Check Your Registration
Have you moved, changed your name, or turned 18 recently? Check and update your voter registration status.
Find Your Dropbox
Ballot drop boxes provide voters with a safe, accessible, and contact free method to return their completed ballot.
My vote doesn't matter, politicians are all the same.
If your vote didn't change anything, there would have been no need for hundreds of years of voter intimidation, poll taxes, literacy tests, and other forms of voter suppression by local and state governments across the country.
Planned Parenthood Northern California needs reproductive freedom champions to be elected at every level of government to ensure we are able to provide health care and community education across Northern California. While national and state elections tend to get more media attention, local elections like city council and school board are more likely to have immediate impacts on your life. In fact, many local elections are decided by less than a dozen votes.

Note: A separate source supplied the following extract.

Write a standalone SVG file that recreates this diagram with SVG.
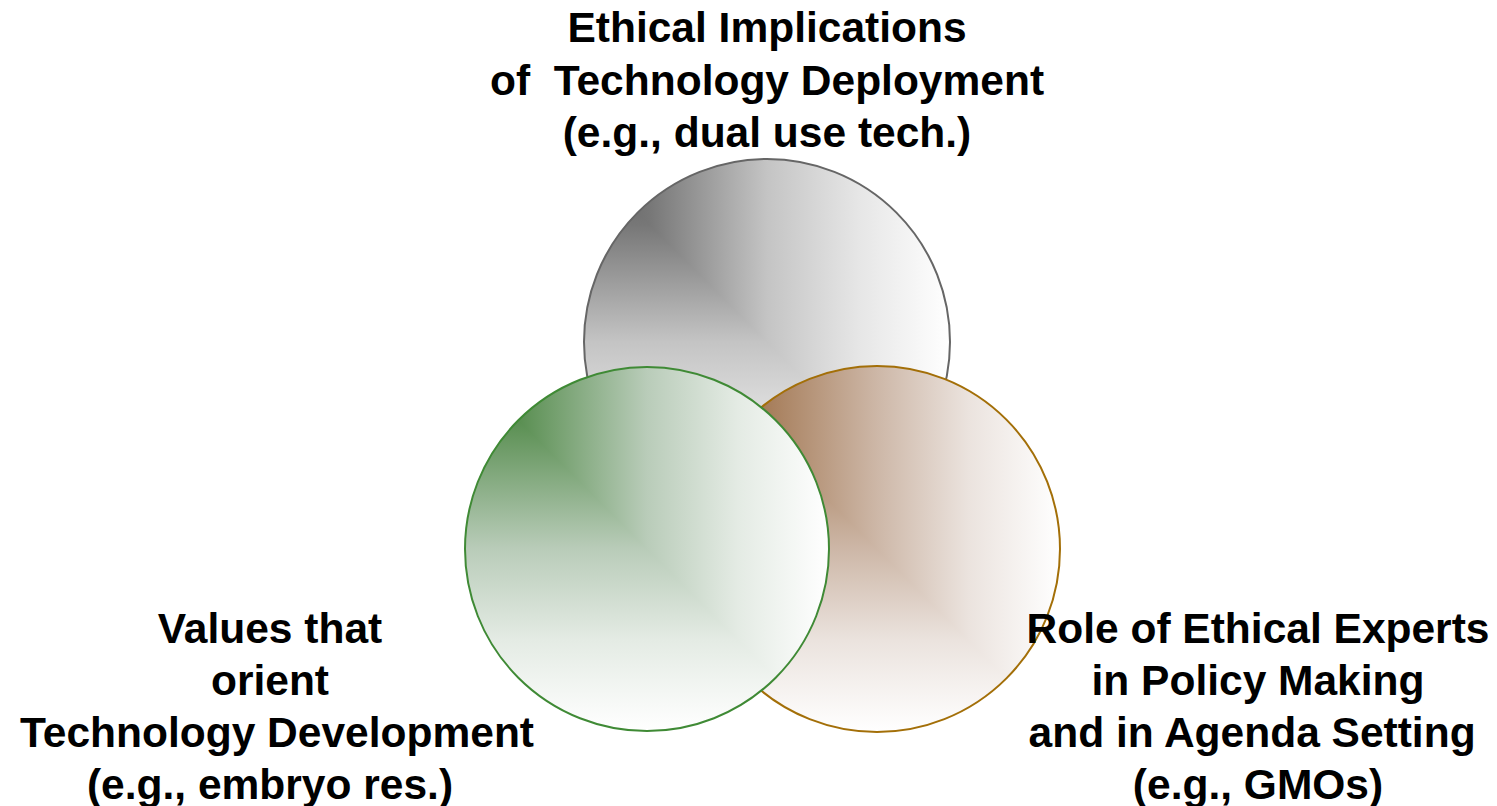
<svg xmlns="http://www.w3.org/2000/svg" width="1497" height="806" viewBox="0 0 1497 806">
<defs>
<style>
.lbl{font-family:"Liberation Sans",Arial,sans-serif;font-weight:bold;font-size:42.5px;fill:#000;text-anchor:middle;white-space:pre}
</style>
<linearGradient id="grayH" x1="0" y1="0" x2="1" y2="0">
<stop offset="0" stop-color="#5e5e5e"/><stop offset="0.18" stop-color="#777777"/><stop offset="0.5" stop-color="#c4c4c4"/><stop offset="0.75" stop-color="#e6e6e6"/><stop offset="1" stop-color="#ffffff"/>
</linearGradient>
<linearGradient id="grayV" x1="0" y1="0" x2="0" y2="1">
<stop offset="0" stop-color="#5e5e5e"/><stop offset="0.18" stop-color="#777777"/><stop offset="0.5" stop-color="#c4c4c4"/><stop offset="0.75" stop-color="#e6e6e6"/><stop offset="1" stop-color="#ffffff"/>
</linearGradient>
<linearGradient id="greenH" x1="0" y1="0" x2="1" y2="0">
<stop offset="0" stop-color="#3f7f35"/><stop offset="0.15" stop-color="#5a8f52"/><stop offset="0.5" stop-color="#b9ccb9"/><stop offset="0.75" stop-color="#e4ebe4"/><stop offset="1" stop-color="#ffffff"/>
</linearGradient>
<linearGradient id="greenV" x1="0" y1="0" x2="0" y2="1">
<stop offset="0" stop-color="#3f7f35"/><stop offset="0.15" stop-color="#5a8f52"/><stop offset="0.5" stop-color="#b9ccb9"/><stop offset="0.75" stop-color="#e4ebe4"/><stop offset="1" stop-color="#ffffff"/>
</linearGradient>
<linearGradient id="brownH" x1="0" y1="0" x2="1" y2="0">
<stop offset="0" stop-color="#8f5e34"/><stop offset="0.18" stop-color="#a47a56"/><stop offset="0.5" stop-color="#cdb7a7"/><stop offset="0.75" stop-color="#ebe3de"/><stop offset="1" stop-color="#ffffff"/>
</linearGradient>
<linearGradient id="brownV" x1="0" y1="0" x2="0" y2="1">
<stop offset="0" stop-color="#8f5e34"/><stop offset="0.18" stop-color="#a47a56"/><stop offset="0.5" stop-color="#cdb7a7"/><stop offset="0.75" stop-color="#ebe3de"/><stop offset="1" stop-color="#ffffff"/>
</linearGradient>
<clipPath id="clipGray"><polygon points="584,159 584,525 950,525"/></clipPath>
<clipPath id="clipGreen"><polygon points="465,367 465,731 829,731"/></clipPath>
<clipPath id="clipBrown"><polygon points="694,366 694,732 1060,732"/></clipPath>
</defs>
<g id="node-deployment">
<circle cx="767" cy="342" r="183" fill="url(#grayH)"/>
<circle cx="767" cy="342" r="183" fill="url(#grayV)" clip-path="url(#clipGray)"/>
<circle cx="767" cy="342" r="183" fill="none" stroke="#666666" stroke-width="2"/>
</g>
<g id="node-experts">
<circle cx="877" cy="549" r="183" fill="url(#brownH)"/>
<circle cx="877" cy="549" r="183" fill="url(#brownV)" clip-path="url(#clipBrown)"/>
<circle cx="877" cy="549" r="183" fill="none" stroke="#a36f08" stroke-width="2"/>
</g>
<g id="node-values">
<circle cx="647" cy="549" r="182" fill="url(#greenH)"/>
<circle cx="647" cy="549" r="182" fill="url(#greenV)" clip-path="url(#clipGreen)"/>
<circle cx="647" cy="549" r="182" fill="none" stroke="#3f8a35" stroke-width="2"/>
</g>
<g id="connectors"></g>
<g id="label-deployment">
<text class="lbl" x="767" y="42">Ethical Implications</text>
<text class="lbl" x="767" y="95">of  Technology Deployment</text>
<text class="lbl" x="767" y="147">(e.g., dual use tech.)</text>
</g>
<g id="label-values">
<text class="lbl" x="270" y="643">Values that</text>
<text class="lbl" x="270" y="695">orient</text>
<text class="lbl" x="277" y="747">Technology Development</text>
<text class="lbl" x="270" y="799">(e.g., embryo res.)</text>
</g>
<g id="label-experts">
<text class="lbl" x="1258" y="643">Role of Ethical Experts</text>
<text class="lbl" x="1258" y="695">in Policy Making</text>
<text class="lbl" x="1258" y="747">and in Agenda Setting </text>
<text class="lbl" x="1258" y="799">(e.g., GMOs)</text>
</g>
</svg>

I don't feel informed enough to know which way to vote, so I shouldn't vote.
Even the most politically engaged people don't know everything about every race on the ballot! It's still important to try to educate yourself using nonpartisan resources like Ballotpedia and Voter's Edge. You can also find the webpages of candidates and ballot measures using your preferred online search engine.
If I leave something blank on my ballot, my ballot won't be counted.
If a voter doesn’t make a choice for a particular contest, no vote is recorded for that contest only. The rest of the ballot still counts. You can vote for as many or as few contests on your ballot as you choose. If there's a race or two where you still feel too uninformed or conflicted to vote, you don't have to!
Vote-by-mail ballots are thrown out if they arrive after Election Day.
County elections officials will process and count all valid vote-by-mail ballots that are postmarked on or before Election Day and arrive no later than three days after the election. This means the ballots must be received by your local post office before it closes for the day.